• **DO THIS**
In your copy, include every line of the listing below exactly but none of the pictures.
· · ·
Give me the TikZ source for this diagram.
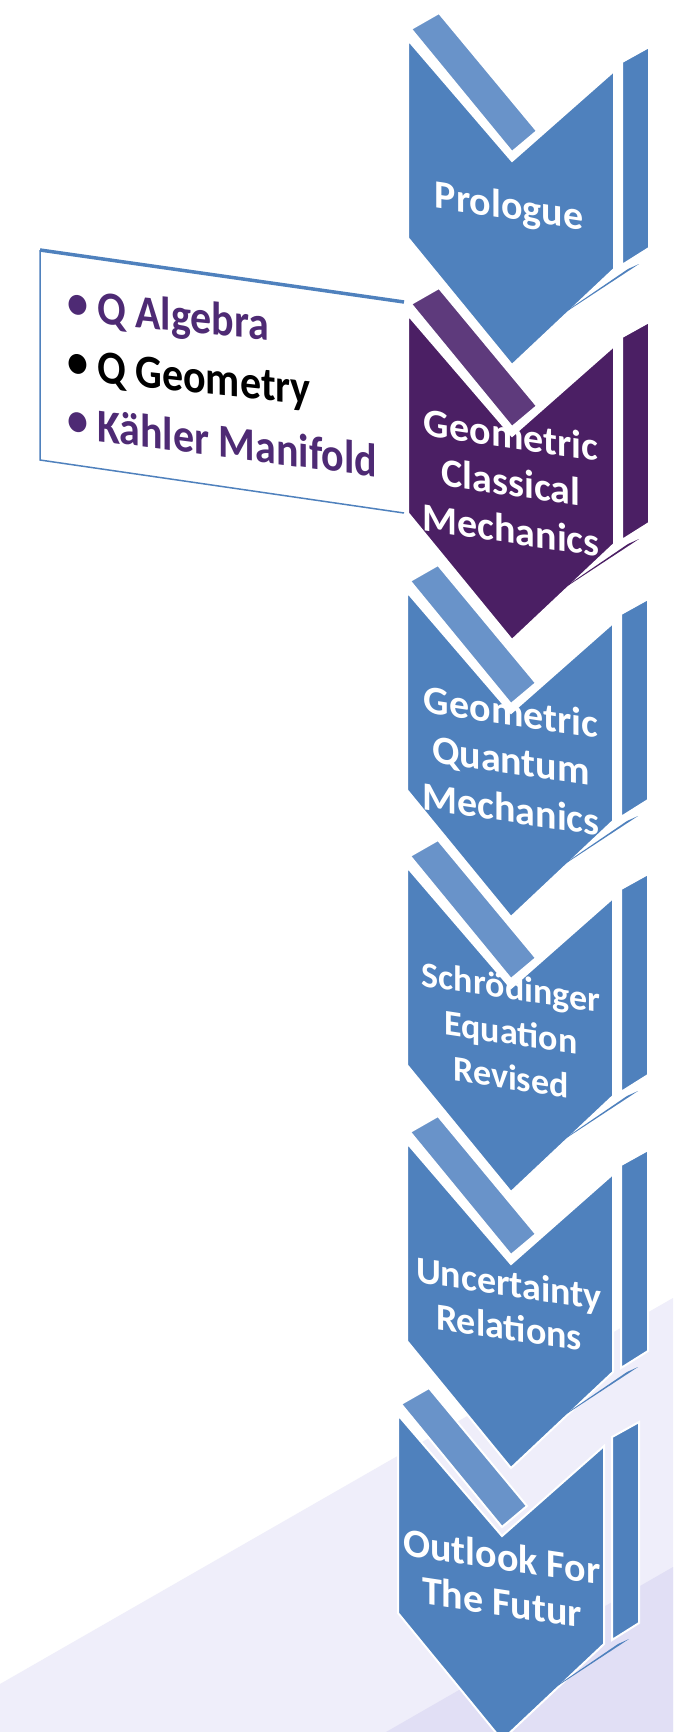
\documentclass[tikz,border=0pt]{standalone}
\usepackage{fontspec}
\setmainfont{Carlito}
\definecolor{cblue}{HTML}{4F81BD}
\definecolor{ctab}{HTML}{6993C9}
\definecolor{cpurple}{HTML}{4B1F64}
\definecolor{cptab}{HTML}{5E3A7C}
\definecolor{ctext}{HTML}{4E2A74}
\definecolor{lavA}{HTML}{EFEEFA}
\definecolor{lavB}{HTML}{E1DFF5}
\newcommand\fs[2]{\fontsize{#1}{#2}\selectfont\bfseries}
\newcommand\bul{\makebox[31pt][l]{\hspace{1pt}\raisebox{2pt}{\textbullet}}}
\newcommand\chevron[4]{% x0, y0, body colour, tab colour
  \begin{scope}[shift={(#1,#2)}]
    \filldraw[part, fill=#4] (3,-11) -- (31,-27) -- (129,91) -- (104,112) -- cycle;
    \filldraw[part, fill=#3] (0,0) -- (104,121) -- (206,31) -- (206,229) -- (104,325) -- (0,198) -- cycle;
    \filldraw[part, fill=#3] (214,22) -- (241,7) -- (241,208) -- (214,225) -- cycle;
    \fill[#3] (220,229) -- (231,224) -- (126,293) -- cycle;
  \end{scope}}
\tikzset{
  part/.style={draw=white, line width=2pt, line join=miter},
  lbl/.style={text=white, align=center, yslant=-0.15, inner sep=0pt},
  item/.style={anchor=base west, yscale=1.12, inner sep=0pt, font=\fs{42}{50}},
}
\begin{document}
\begin{tikzpicture}[x=1pt, y=-1pt]
  \useasboundingbox (0,0) rectangle (673,1732);
  \fill[white] (0,0) rectangle (673,1732);
  % background
  \fill[lavA] (0,1684) -- (673,1298) -- (673,1732) -- (0,1732) -- cycle;
  \fill[lavB] (386,1732) -- (673,1567) -- (673,1732) -- cycle;
  % callout box
  \fill[white] (40,250) -- (404,302) -- (404,513) -- (40,460) -- cycle;
  \draw[cblue, line width=3.5pt] (40,250) -- (404,302);
  \draw[cblue, line width=1.5pt] (40,250) -- (40,460) -- (404,513);
  \node[item, yslant=-0.09, text=ctext] (b1) at (66,320) {\bul Q Algebra};
  \node[item, yslant=-0.095, text=black] (b2) at (66,379) {\bul Q Geometry};
  \node[item, yslant=-0.115, text=ctext] (b3) at (66,437) {\bul Kähler Manifold};
  % chevrons
  \chevron{408}{40}{cblue}{ctab}
  \chevron{408}{315}{cpurple}{cptab}
  \chevron{407}{592}{cblue}{ctab}
  \chevron{407}{867}{cblue}{ctab}
  \chevron{407}{1143}{cblue}{ctab}
  \chevron{398}{1415}{cblue}{ctab}
  % labels
  \node[lbl, font=\fs{40}{47}, anchor=base] (c1) at (509,219) {Prologue};
  \node[lbl, font=\fs{40}{47.5}] (c2) at (511,482) {Geometric\\Classical\\Mechanics};
  \node[lbl, font=\fs{40}{48.5}] (c3) at (511,760) {Geometric\\Quantum\\Mechanics};
  \node[lbl, font=\fs{36}{45}] (c4) at (511,1032) {Schrödinger\\Equation\\Revised};
  \node[lbl, font=\fs{38}{44}] (c5) at (509,1305) {Uncertainty\\Relations};
  \node[lbl, font=\fs{40}{46}] (c6) at (502,1579) {Outlook For\\The Futur};
\end{tikzpicture}
\end{document}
· · ·
• **RESULT OF THE TASK**
Give me the TikZ source for this diagram.
\documentclass[tikz,border=0pt]{standalone}
\usepackage{fontspec}
\setmainfont{Carlito}
\definecolor{cblue}{HTML}{4F81BD}
\definecolor{ctab}{HTML}{6993C9}
\definecolor{cpurple}{HTML}{4B1F64}
\definecolor{cptab}{HTML}{5E3A7C}
\definecolor{ctext}{HTML}{4E2A74}
\definecolor{lavA}{HTML}{EFEEFA}
\definecolor{lavB}{HTML}{E1DFF5}
\newcommand\fs[2]{\fontsize{#1}{#2}\selectfont\bfseries}
\newcommand\bul{\makebox[31pt][l]{\hspace{1pt}\raisebox{2pt}{\textbullet}}}
\newcommand\chevron[4]{% x0, y0, body colour, tab colour
  \begin{scope}[shift={(#1,#2)}]
    \filldraw[part, fill=#4] (3,-11) -- (31,-27) -- (129,91) -- (104,112) -- cycle;
    \filldraw[part, fill=#3] (0,0) -- (104,121) -- (206,31) -- (206,229) -- (104,325) -- (0,198) -- cycle;
    \filldraw[part, fill=#3] (214,22) -- (241,7) -- (241,208) -- (214,225) -- cycle;
    \fill[#3] (220,229) -- (231,224) -- (126,293) -- cycle;
  \end{scope}}
\tikzset{
  part/.style={draw=white, line width=2pt, line join=miter},
  lbl/.style={text=white, align=center, yslant=-0.15, inner sep=0pt},
  item/.style={anchor=base west, yscale=1.12, inner sep=0pt, font=\fs{42}{50}},
}
\begin{document}
\begin{tikzpicture}[x=1pt, y=-1pt]
  \useasboundingbox (0,0) rectangle (673,1732);
  \fill[white] (0,0) rectangle (673,1732);
  % background
  \fill[lavA] (0,1684) -- (673,1298) -- (673,1732) -- (0,1732) -- cycle;
  \fill[lavB] (386,1732) -- (673,1567) -- (673,1732) -- cycle;
  % callout box
  \fill[white] (40,250) -- (404,302) -- (404,513) -- (40,460) -- cycle;
  \draw[cblue, line width=3.5pt] (40,250) -- (404,302);
  \draw[cblue, line width=1.5pt] (40,250) -- (40,460) -- (404,513);
  \node[item, yslant=-0.09, text=ctext] (b1) at (66,320) {\bul Q Algebra};
  \node[item, yslant=-0.095, text=black] (b2) at (66,379) {\bul Q Geometry};
  \node[item, yslant=-0.115, text=ctext] (b3) at (66,437) {\bul Kähler Manifold};
  % chevrons
  \chevron{408}{40}{cblue}{ctab}
  \chevron{408}{315}{cpurple}{cptab}
  \chevron{407}{592}{cblue}{ctab}
  \chevron{407}{867}{cblue}{ctab}
  \chevron{407}{1143}{cblue}{ctab}
  \chevron{398}{1415}{cblue}{ctab}
  % labels
  \node[lbl, font=\fs{40}{47}, anchor=base] (c1) at (509,219) {Prologue};
  \node[lbl, font=\fs{40}{47.5}] (c2) at (511,482) {Geometric\\Classical\\Mechanics};
  \node[lbl, font=\fs{40}{48.5}] (c3) at (511,760) {Geometric\\Quantum\\Mechanics};
  \node[lbl, font=\fs{36}{45}] (c4) at (511,1032) {Schrödinger\\Equation\\Revised};
  \node[lbl, font=\fs{38}{44}] (c5) at (509,1305) {Uncertainty\\Relations};
  \node[lbl, font=\fs{40}{46}] (c6) at (502,1579) {Outlook For\\The Futur};
\end{tikzpicture}
\end{document}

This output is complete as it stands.